The rights issue consists of new shares and warrants, both priced at £3.50, a 26.7 per cent discount to the share price the day before the deal was announced. The shares will be paid for in three installments over three years. Imperial Innovations said this staging of payments will avoid it holding too much cash, while knowing it has committed funds. Imperial College itself is not taking up any shares.
To give an idea of the impact this fund raising will have, since it went public on the Alternative Investment Market in London in 2006, Imperial Innovations has invested £47.9 million in spin-out companies that have raised £211 million in total. It currently has equity in 79 companies. The strategy is not to try and make every company a blockbuster: around one third of these companies are SMEs that are growing organically, another third are companies where Imperial Innovations’ interest comes through having granted licenses and other intellectual property rights.
The Imperial Innovations portfolio
At the core of the portfolio sit 31 companies that do need further investment and where Imperial Innovations is hands on, with a seat on the board. It is this band that can now expect to see further investment to accelerate growth. Searle said companies in line for more money include Nexeon, which is developing silicon anode technology that can increase the capacity of lithium-ion batteries, providing lighter batteries with more power and longer lifetime between charges. “We think they’ve cracked the storage problem and the technology can be applied across sectors from mobile phones to car batteries,” Searle said.
Another is Circassia Ltd, which is developing treatments for allergies and other immune system disorders. “There are several products in Phase II and an outstanding management team with a good track record,” said Searle. And while it would be hard to turn down an offer to buy a company, Searle said had it had this amount of cash at the time, Imperial Innovations might not have sold Thiakis Ltd in December 2008, but instead grown it into a specialist anti-obesity drug company. Imperial Innovations owned 23.7 per cent of Thiakis, which was sold for a potential US$150 million, with $30 million paid upfront and the balance due against clinical milestones.
Imperial Innovations’ move to make agreements with Oxford, Cambridge and UCL rests not only on the fact that, along with Imperial College, these are the UK’s leading research universities, but also because of pre-existing relationships with their technology commercialisation arms, Cambridge Enterprise Ltd, Oxford Spin-out Equity Management and UCL Business plc.

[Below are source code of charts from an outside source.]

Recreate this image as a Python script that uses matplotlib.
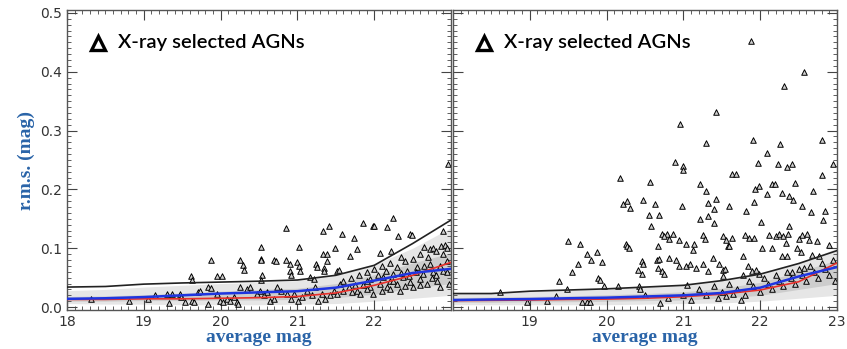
import numpy as np
import matplotlib
matplotlib.use("Agg")
import matplotlib.pyplot as plt
from matplotlib.ticker import MultipleLocator

# curves sampled on a common magnitude grid
mag_grid = [18.0, 18.5, 19.0, 19.5, 20.0, 20.5, 21.0, 21.5, 22.0, 22.5, 23.0]

left_black = [0.034, 0.035, 0.039, 0.041, 0.0425, 0.044, 0.046, 0.054, 0.071, 0.108, 0.148]
left_blue = [0.014, 0.015, 0.017, 0.020, 0.023, 0.025, 0.027, 0.033, 0.045, 0.058, 0.065]
left_red = [0.013, 0.013, 0.014, 0.014, 0.015, 0.016, 0.018, 0.024, 0.037, 0.054, 0.076]

right_black = [0.023, 0.023, 0.027, 0.029, 0.031, 0.034, 0.037, 0.045, 0.056, 0.074, 0.096]
right_blue = [0.012, 0.013, 0.0136, 0.015, 0.016, 0.018, 0.020, 0.024, 0.033, 0.052, 0.068]
right_red = [0.011, 0.0115, 0.012, 0.013, 0.0136, 0.015, 0.0176, 0.022, 0.029, 0.043, 0.075]

# grey field-source cloud (outer envelope and denser core)
left_cloud_lo = [0.006, 0.005, 0.005, 0.004, 0.004, 0.004, 0.005, 0.006, 0.010, 0.015, 0.020]
left_cloud_hi = [0.028, 0.030, 0.034, 0.037, 0.040, 0.042, 0.045, 0.055, 0.072, 0.100, 0.135]
left_core_lo = [0.010, 0.010, 0.011, 0.011, 0.012, 0.012, 0.013, 0.016, 0.022, 0.032, 0.040]
left_core_hi = [0.018, 0.019, 0.021, 0.024, 0.027, 0.030, 0.032, 0.040, 0.055, 0.075, 0.092]

right_cloud_lo = [0.004, 0.004, 0.004, 0.004, 0.004, 0.005, 0.006, 0.007, 0.010, 0.015, 0.020]
right_cloud_hi = [0.024, 0.025, 0.027, 0.029, 0.031, 0.034, 0.038, 0.045, 0.058, 0.075, 0.100]
right_core_lo = [0.008, 0.008, 0.009, 0.009, 0.010, 0.011, 0.012, 0.015, 0.020, 0.030, 0.040]
right_core_hi = [0.016, 0.017, 0.018, 0.019, 0.021, 0.023, 0.026, 0.032, 0.042, 0.060, 0.080]

# X-ray selected AGNs, left panel
left_agn_mag = [
    22.96, 22.25, 21.85, 21.98, 22.00, 22.16, 21.41, 21.33, 20.85, 21.58, 21.74, 22.31,
    22.47, 22.49, 22.90, 20.52, 21.02, 21.49, 21.77, 21.69, 22.22, 22.07, 21.33, 21.38,
    21.38, 19.87, 20.25, 20.52, 20.53, 20.69, 20.72, 20.85, 20.90, 20.99, 20.29, 20.30,
    21.02, 21.04, 21.24, 21.26, 21.34, 21.35, 20.90, 20.92, 21.52, 21.54, 19.61, 19.63,
    19.95, 20.02, 20.54, 20.52, 21.17, 21.21, 22.35, 22.65, 22.73, 22.77, 22.87, 22.92,
    22.95, 18.31, 18.81, 19.14, 19.06, 19.33, 19.30, 19.37, 19.47, 19.49, 19.54, 19.63,
    19.66, 19.71, 19.73, 19.84, 19.84, 19.87, 19.95, 19.99, 20.03, 20.08, 20.12, 20.17,
    20.21, 20.23, 20.25, 20.34, 20.38, 20.47, 20.51, 20.56, 20.60, 20.64, 20.69, 20.73,
    20.78, 20.86, 20.91, 20.95, 21.01, 21.06, 21.12, 21.19, 21.23, 21.27, 21.32, 21.36,
    21.43, 21.47, 21.51, 21.56, 21.60, 21.67, 21.71, 21.77, 21.82, 21.86, 21.90, 21.95,
    21.99, 22.08, 22.12, 22.16, 22.21, 22.25, 22.30, 22.34, 22.38, 22.43, 22.47, 22.51,
    22.56, 22.60, 22.64, 22.69, 22.73, 22.77, 22.82, 22.86, 22.90, 22.95, 22.97, 21.60,
    21.70, 21.80, 21.90, 22.00, 22.10, 22.20, 22.30, 22.40, 22.50, 22.60, 22.70, 22.80,
    22.90, 21.75, 21.95, 22.05, 22.15, 22.25, 22.35, 22.45, 22.55, 22.65, 22.75, 22.85,
    22.95, 22.20, 22.40, 22.60, 22.80, 22.10, 21.90,
]
left_agn_rms = [
    0.244, 0.152, 0.143, 0.138, 0.138, 0.136, 0.137, 0.130, 0.135, 0.125, 0.118, 0.120,
    0.125, 0.122, 0.130, 0.102, 0.102, 0.101, 0.099, 0.086, 0.096, 0.092, 0.090, 0.090,
    0.079, 0.080, 0.080, 0.082, 0.080, 0.080, 0.079, 0.080, 0.074, 0.077, 0.071, 0.063,
    0.069, 0.062, 0.073, 0.068, 0.066, 0.062, 0.061, 0.054, 0.062, 0.063, 0.052, 0.046,
    0.052, 0.052, 0.054, 0.046, 0.051, 0.048, 0.085, 0.102, 0.099, 0.101, 0.103, 0.106,
    0.100, 0.014, 0.010, 0.020, 0.014, 0.007, 0.023, 0.023, 0.023, 0.017, 0.009, 0.011,
    0.009, 0.026, 0.028, 0.006, 0.034, 0.033, 0.023, 0.011, 0.009, 0.014, 0.010, 0.017,
    0.009, 0.006, 0.034, 0.031, 0.034, 0.023, 0.028, 0.020, 0.026, 0.011, 0.014, 0.034,
    0.028, 0.023, 0.014, 0.023, 0.011, 0.017, 0.028, 0.020, 0.034, 0.011, 0.023, 0.014,
    0.020, 0.028, 0.023, 0.040, 0.028, 0.034, 0.026, 0.028, 0.023, 0.037, 0.045, 0.034,
    0.023, 0.040, 0.051, 0.034, 0.045, 0.057, 0.040, 0.028, 0.051, 0.062, 0.043, 0.034,
    0.068, 0.048, 0.057, 0.040, 0.074, 0.060, 0.045, 0.034, 0.062, 0.079, 0.040, 0.045,
    0.050, 0.055, 0.060, 0.065, 0.070, 0.075, 0.068, 0.078, 0.082, 0.090, 0.085, 0.095,
    0.090, 0.038, 0.048, 0.055, 0.062, 0.045, 0.058, 0.052, 0.060, 0.070, 0.050, 0.070,
    0.060, 0.030, 0.035, 0.038, 0.055, 0.028, 0.030,
]

# X-ray selected AGNs, right panel
right_agn_mag = [
    21.88, 22.57, 22.31, 21.43, 20.95, 21.29, 21.90, 22.80, 22.26, 22.09, 20.89, 21.00,
    21.00, 21.97, 22.23, 22.35, 22.42, 22.95, 20.18, 20.57, 21.63, 21.69, 22.80, 21.22,
    22.16, 22.19, 22.45, 21.93, 21.99, 22.09, 22.29, 22.38, 22.43, 22.69, 20.22, 20.26,
    20.30, 20.47, 20.63, 20.98, 21.30, 21.32, 21.43, 21.40, 21.60, 21.81, 21.92, 22.54,
    22.66, 22.84, 20.55, 20.68, 21.22, 21.32, 21.40, 22.01, 22.82, 20.58, 20.72, 20.79,
    20.86, 20.75, 20.81, 20.67, 20.94, 21.03, 21.14, 21.26, 21.28, 21.12, 21.51, 21.55,
    21.63, 21.58, 21.60, 21.80, 21.86, 21.92, 22.11, 22.20, 22.25, 22.30, 22.36, 22.38,
    22.55, 22.61, 22.51, 22.64, 22.74, 22.02, 22.33, 22.16, 22.29, 22.35, 22.48, 22.53,
    22.68, 22.77, 22.90, 19.50, 19.65, 19.75, 19.88, 19.80, 19.94, 19.63, 19.55, 19.89,
    19.92, 19.38, 20.25, 20.27, 20.29, 20.46, 20.48, 20.41, 20.46, 20.66, 20.68, 20.67,
    20.72, 20.75, 20.81, 20.91, 20.94, 21.03, 21.08, 21.16, 21.25, 21.32, 21.38, 21.46,
    21.52, 21.54, 21.51, 21.77, 21.84, 21.89, 21.98, 21.78, 21.94, 22.42, 22.57, 20.15,
    20.42, 20.44, 19.97, 19.48, 18.61, 19.34, 19.68, 19.75, 19.79, 18.96, 19.23, 20.70,
    21.05, 21.20, 21.30, 21.40, 21.50, 21.60, 21.70, 21.80, 21.85, 21.90, 22.00, 22.05,
    22.10, 22.15, 22.20, 22.25, 22.30, 22.35, 22.40, 22.45, 22.50, 22.55, 22.60, 22.65,
    22.70, 22.75, 22.80, 22.85, 22.90, 22.95, 22.97, 20.50, 20.80, 21.00, 21.10, 21.45,
    21.55, 21.65, 21.75,
]
right_agn_rms = [
    0.453, 0.400, 0.375, 0.331, 0.311, 0.279, 0.284, 0.284, 0.277, 0.262, 0.246, 0.239,
    0.233, 0.245, 0.244, 0.238, 0.244, 0.244, 0.220, 0.213, 0.227, 0.227, 0.225, 0.209,
    0.209, 0.209, 0.211, 0.200, 0.205, 0.193, 0.194, 0.188, 0.182, 0.197, 0.176, 0.180,
    0.169, 0.182, 0.176, 0.172, 0.197, 0.177, 0.184, 0.166, 0.171, 0.164, 0.178, 0.172,
    0.162, 0.164, 0.156, 0.156, 0.150, 0.155, 0.143, 0.144, 0.148, 0.138, 0.125, 0.125,
    0.125, 0.120, 0.115, 0.104, 0.114, 0.107, 0.108, 0.122, 0.115, 0.097, 0.120, 0.114,
    0.117, 0.103, 0.103, 0.122, 0.117, 0.117, 0.122, 0.120, 0.125, 0.120, 0.125, 0.137,
    0.122, 0.125, 0.115, 0.114, 0.112, 0.100, 0.109, 0.100, 0.086, 0.086, 0.100, 0.094,
    0.088, 0.086, 0.105, 0.113, 0.108, 0.090, 0.093, 0.080, 0.076, 0.073, 0.060, 0.050,
    0.046, 0.044, 0.107, 0.104, 0.100, 0.079, 0.074, 0.063, 0.056, 0.080, 0.081, 0.066,
    0.062, 0.057, 0.083, 0.080, 0.069, 0.070, 0.074, 0.066, 0.074, 0.062, 0.084, 0.074,
    0.063, 0.064, 0.052, 0.086, 0.069, 0.062, 0.057, 0.054, 0.063, 0.060, 0.066, 0.035,
    0.035, 0.030, 0.035, 0.031, 0.026, 0.019, 0.009, 0.009, 0.009, 0.009, 0.010, 0.007,
    0.037, 0.030, 0.020, 0.035, 0.025, 0.040, 0.030, 0.020, 0.045, 0.035, 0.025, 0.050,
    0.040, 0.030, 0.055, 0.045, 0.035, 0.060, 0.050, 0.040, 0.065, 0.055, 0.045, 0.070,
    0.060, 0.050, 0.075, 0.065, 0.055, 0.080, 0.045, 0.020, 0.015, 0.020, 0.012, 0.015,
    0.018, 0.022, 0.012,
]

legend_text = "X-ray selected AGNs"
xlabel_text = "average mag"
ylabel_text = "r.m.s. (mag)"
label_blue = "#2a64a8"


def _style_axis(ax, show_ylabels, xtick_values):
    ax.set_xlim(18, 23)
    ax.set_ylim(-0.005, 0.505)
    ax.set_xticks(xtick_values)
    ax.set_yticks([0.0, 0.1, 0.2, 0.3, 0.4, 0.5])
    ax.xaxis.set_minor_locator(MultipleLocator(0.1))
    ax.yaxis.set_minor_locator(MultipleLocator(0.01))
    ax.tick_params(which="both", direction="in", top=True, right=True,
                   colors="#444444", labelcolor="#333333", labelsize=10)
    ax.tick_params(which="major", length=7, width=0.8)
    ax.tick_params(which="minor", length=3, width=0.6)
    ax.yaxis.set_major_formatter(plt.FuncFormatter(lambda v, _p: f"{v:.1f}"))
    if not show_ylabels:
        ax.set_yticklabels([])
    for spine in ax.spines.values():
        spine.set_color("#555555")
        spine.set_linewidth(1.0)
    ax.set_xlabel(xlabel_text, family="Liberation Serif", weight="bold",
                  fontsize=14, color=label_blue, labelpad=0)


def _draw_panel(ax, agn_mag, agn_rms, cloud, core, black, blue, red):
    ax.fill_between(mag_grid, cloud[0], cloud[1], color="#e6e6e6", lw=0, zorder=1)
    ax.fill_between(mag_grid, core[0], core[1], color="#cdcdcd", lw=0, zorder=1)
    ax.scatter(agn_mag, agn_rms, marker="^", s=16, facecolors="#d0d0d0",
               edgecolors="black", linewidths=0.7, zorder=2)
    ax.plot(mag_grid, black, color="#222222", lw=1.2, zorder=3)
    ax.plot(mag_grid, red, color="#e8302a", lw=1.2, zorder=4)
    ax.plot(mag_grid, blue, color="#1f35e0", lw=1.8, zorder=5)
    ax.plot([0.081], [0.891], marker="^", ms=10, mfc="white", mec="black",
            mew=2.4, transform=ax.transAxes, clip_on=False)
    ax.text(0.133, 0.891, legend_text, transform=ax.transAxes, va="center",
            ha="left", fontsize=14.5, family="Lato", weight="semibold")


fig = plt.figure(figsize=(8.47, 3.49), dpi=100)
ax_left = fig.add_axes([0.0791, 0.1117, 0.4534, 0.8596])
ax_right = fig.add_axes([0.5348, 0.1117, 0.4534, 0.8596])

_draw_panel(ax_left, left_agn_mag, left_agn_rms,
            (left_cloud_lo, left_cloud_hi), (left_core_lo, left_core_hi),
            left_black, left_blue, left_red)
_draw_panel(ax_right, right_agn_mag, right_agn_rms,
            (right_cloud_lo, right_cloud_hi), (right_core_lo, right_core_hi),
            right_black, right_blue, right_red)

_style_axis(ax_left, True, [18, 19, 20, 21, 22])
_style_axis(ax_right, False, [19, 20, 21, 22, 23])
ax_left.set_ylabel(ylabel_text, family="Liberation Serif", weight="bold",
                   fontsize=14, color=label_blue, labelpad=4)

fig.savefig("out.png", dpi=100)
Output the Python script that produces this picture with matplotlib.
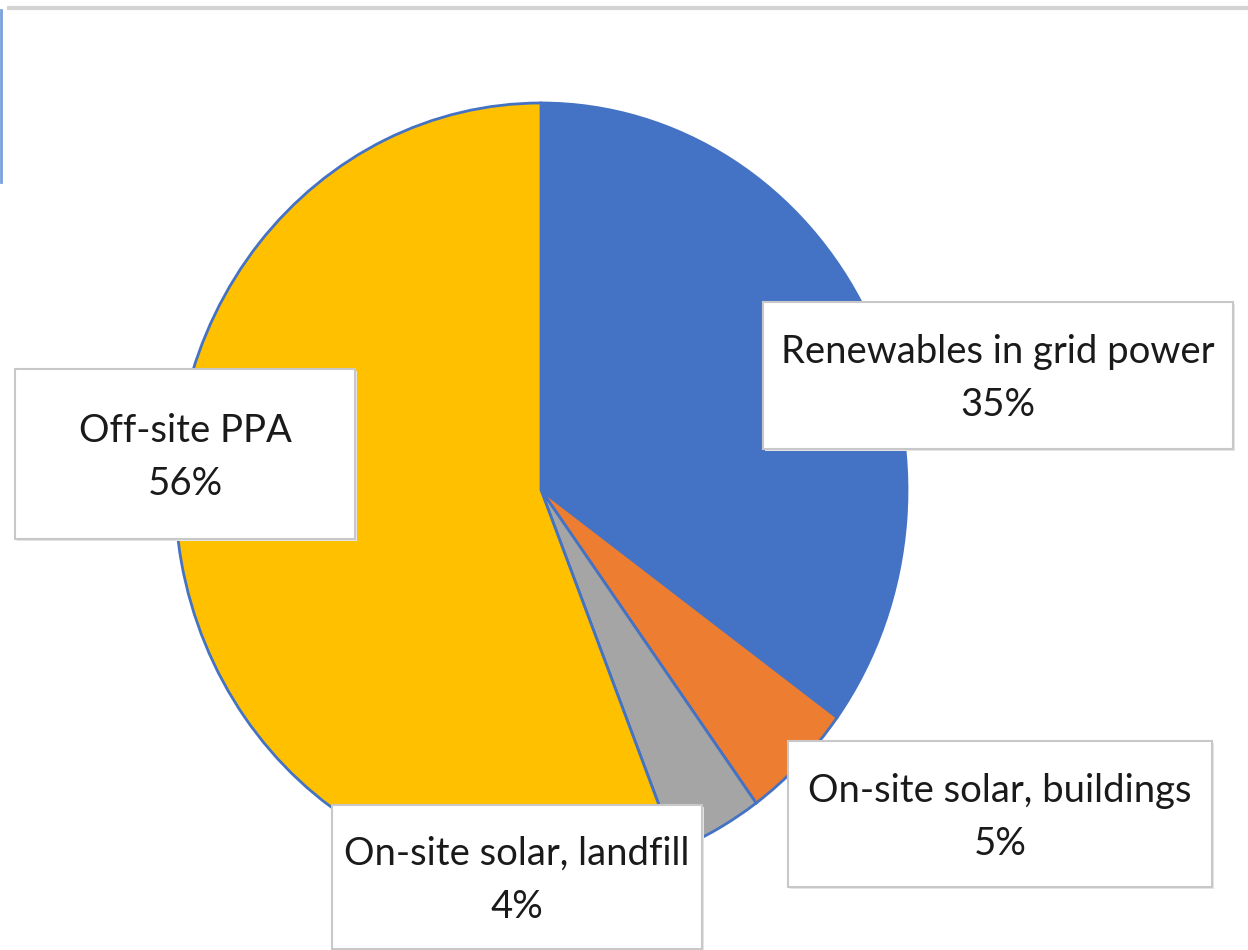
import matplotlib
matplotlib.use("Agg")
import matplotlib.pyplot as plt
from matplotlib.patches import Rectangle

# Данные диаграммы
labels = ["Renewables in grid power", "On-site solar, buildings",
          "On-site solar, landfill", "Off-site PPA"]
shares = [35, 5, 4, 56]
colors = ["#4472C4", "#ED7D31", "#A5A5A5", "#FFC000"]

# Положение подписей (центр рамки в пикселях, ширина, высота)
boxes = [(998, 375, 470, 147),
         (1000, 814, 424, 146),
         (517, 877, 370, 144),
         (185, 454, 340, 170)]

W, H = 1248, 950
fig = plt.figure(figsize=(W / 100, H / 100), dpi=100)
fig.patch.set_facecolor("white")

# Круговая диаграмма (слегка вытянута по вертикали, как в оригинале)
cx, cy, rx, ry = 541, 490, 366, 387
ax = fig.add_axes([(cx - rx) / W, (H - cy - ry) / H, 2 * rx / W, 2 * ry / H])
wedges, _ = ax.pie(shares, colors=colors, startangle=90, counterclock=False,
                   wedgeprops=dict(edgecolor="#4472C4", linewidth=2.0))
ax.set_aspect("auto")
ax.set_xlim(-1, 1)
ax.set_ylim(-1, 1)
ax.axis("off")
for w in wedges:
    w.set_clip_on(False)

# Слой для рамок подписей в пиксельных координатах
ov = fig.add_axes([0, 0, 1, 1])
ov.set_xlim(0, W)
ov.set_ylim(H, 0)
ov.axis("off")

# Декоративные линии по краям
ov.plot([7, W], [8, 8], color="#d4d4d4", lw=3, solid_capstyle="butt")
ov.plot([1, 1], [10, 182], color="#7aa0e0", lw=2)

for (bx, by, bw, bh), name, val in zip(boxes, labels, shares):
    ov.add_patch(Rectangle((bx - bw / 2 + 2, by - bh / 2 + 2), bw, bh,
                           facecolor="#e6e6e6", edgecolor="none", zorder=3))
    ov.add_patch(Rectangle((bx - bw / 2, by - bh / 2), bw, bh,
                           facecolor="white", edgecolor="#c8c8c8", lw=1.5, zorder=4))
    ov.text(bx, by - 23, name, ha="center", va="center", fontsize=27.5,
            family="Lato", color="#1a1a1a", zorder=5)
    ov.text(bx, by + 30, f"{val}%", ha="center", va="center", fontsize=27.5,
            family="Lato", color="#1a1a1a", zorder=5)

fig.savefig("out.png", dpi=100)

Imperial Innovations has received non-binding letters of support from each of these, agreeing to explore opportunities to increase co-operation in incubation and investment in technology companies emanating from them.
Teri Willey, Chief Executive of Cambridge Enterprise said Imperial Innovations’ plan to raise £140 million, “Is good news for the UK and for Cambridge.” The new funds will be a valuable addition to the spectrum of follow-on investment available to Cambridge start-ups. “We have enjoyed a collaborative relationship with Imperial Innovations for a number of years and look forward to building on this by co-investing in new businesses, from pre-seed through to later funding rounds,” Willey said.
Similarly, Cengiz Tarhan, Managing Director, UCL Business, said, “We support the Imperial Innovations proposal to raise £140 million and look forward to continuing to work with them to enable some of those funds to support spin-outs from UCLB.”